'Most Indian pulp fiction authors write terrible English'
Quick fire interview with Varun Agarwal, author-turned-entrepreneur, whose debut novel How I Braved Anu Aunty & Co-Founded A Million Dollar Company is creating ripples amongst India's youth.
From writing blogs on how he started his company Alma Mater to writing his debut novel on the same How I Braved Anu Aunty & Co-Founded A Million Dollar Company Varun Agarwal has come a long way.
He says, "I do not remember myself as a writer. In fact the most I wrote was in my English exam in the 12th std."
This 25-year-old entrepreneur cum writer lives with his parents and two brothers in Bangalore.
His advice to aspiring entrepreneurs is don't be an entrepreneur just for the heck of it. There's no point in getting into a business that everyone else is already doing. Like the guy who wanted to get into the soft drink business but then he invented the straw.
He is passionate about cinema but detests bad weather.
Tell us something about your book? Why should one read your book this weekend?
The book is for anyone who wants to follow their dreams. For people who listen to their heart and those who want to brave it out to make their dreams a reality. I would like the readers to infer that sometimes you should take the leap and then think. Most ideas and dreams fizzle out because everyone spends hours just thinking about them and not doing anything. So if you have a dream or an idea then just go for it. Don't think. Because when it comes to following your dreams you have to listen to your heart first.

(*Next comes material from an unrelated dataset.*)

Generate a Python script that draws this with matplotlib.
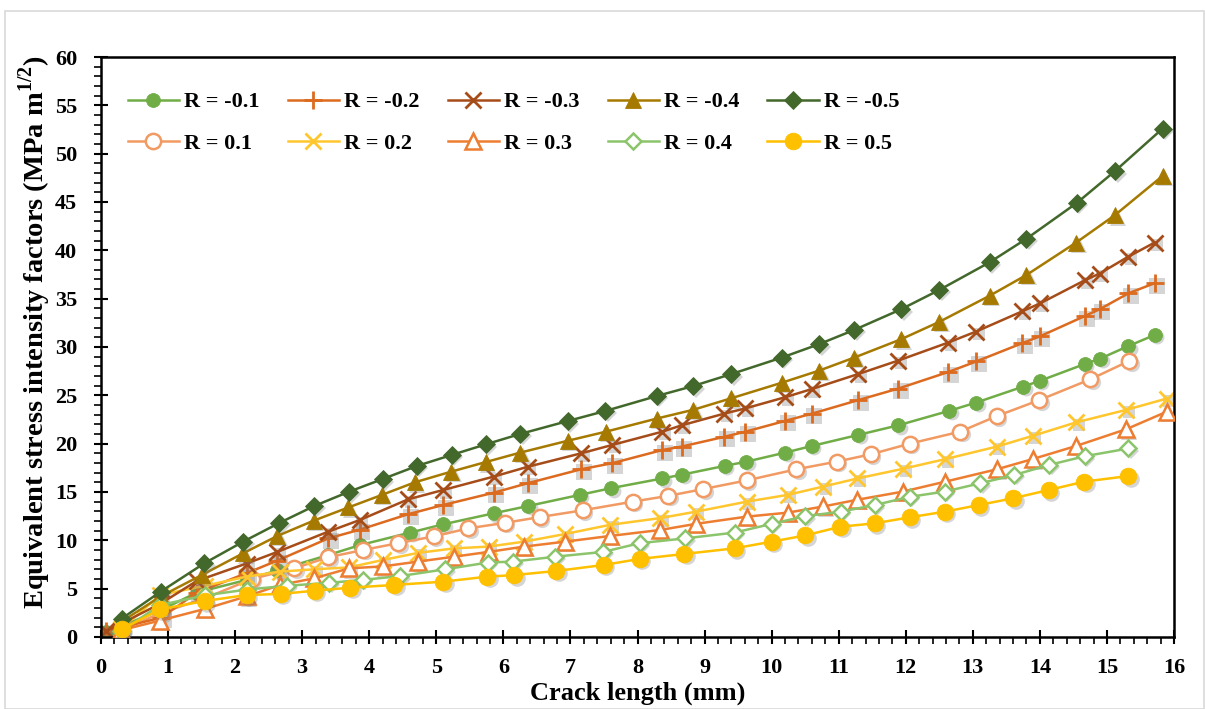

What prompted you to start writing this book?
I used to write a lot of blogs on my Facebook page about how we started my company Alma Mater. My blogs started getting very famous and I sent some of them to Rupa Publishers. So they loved the blogs and asked for a complete manuscript. That's when the problem started. I had only written a few blogs until then and the most number of words I had ever jotted down was around 200-300. Manuscript needs 50,000-60,000 words. So I was in real trouble.
Sometime last year I fell ill for a few days and was under house-arrest. I could not work so I decided to give the manuscript a shot. I was under some really strong anti-biotics so I kept writing. I was done exactly eight days later with the finished manuscript (which I completely hated) with some 50,000 words. After making a few changes I sent it to Rupa and completely forgot about it. A month later they sent me a mail saying I am now an author.
Image: The book cover of How I Braved Anu Aunty & Co-Founded A Million Dollar Company; Inset: Varun Aggarwal
'I hope that Indian authors don't outsell foreign ones'
Did you have a target readership in mind?
The usual readers of the book would be in the age group of 16-30. But surprisingly older people have taken a liking to my book as well.
How did you come up with the title?
It just popped into my head once when I was having dinner. The funny thing is I first thought of the title then wrote the book.
If you had to choose, which writer would you consider a mentor?
Ernest Hemmingway. Love the way he writes.
What do you feel about the impact of English fiction on the youth of today?
It's wonderful. People are taking to reading and nothing can be better than that. I hope this trend continues.
What do you have to say about the boom in cheap, low-cost paperbacks?
It's quite a sad scene. Most of these writers are extremely bad writers and can't put two sentences together and they talk only about love (like we don't have enough of it already in Bollywood). The most annoying thing is that these books are bestsellers which further lowers the quality of English among the Indian youth especially in the smaller towns. I hope there's a board or something in the future which checks all books being published or at least checks if their English is readable.
Do you think 2012 will see Indian authors outsell foreign ones, as even foreign publishers are shifting focus to publishing commercial Indian authors?
I hope that it does not happen. The problem with most Indian pulp fiction writers is that their English is terrible and they have absolutely no plot to speak of. They all seem to be engineering students and have nothing to talk about except the girl of their dreams. I do hope Indian publishers equally promote foreign books as well for the sake of the survival of the English Language.
Do you think 2012 will be a watershed year for e-books?
Not 2012 but definitely the next 1-2 years. If Kindle comes to India and more people adapt to reading on their tablets and e-Books it can definitely become a rage.
Image: The new Kindle Fire is seen at a news conference during the launch of Amazon's new tablets in New York, September 28, 2011.
Photographs: Shannon Stapleton/Reuters
'Good writers are getting sidelined because...'
According to you, what is the biggest problem that writers face in the industry?
I think good writers are getting sidelined because more and more publishers are looking for cheap and easy to read pulp fiction books. Until the publishers take a stand to publish good books, good writers will continue to get ignored.
This whole trend of adapting books of Indian authors into films has been on the rise. What do you make of it? Would you like to see your book being made into a film? Whom would you like to see playing the main protagonist in the film?
I think it's great. It's huge in the west. I hope more books get adapted into films. I would love to see my book being made into a film. My obvious choice would be Farhan Akthar.
What is your advice to aspiring writers?
I don't think I am the right person to be giving advice to aspiring writers.
What are your future projects?
I am working on a book about my film-making journey and another fictional book about a group of treasure hunters.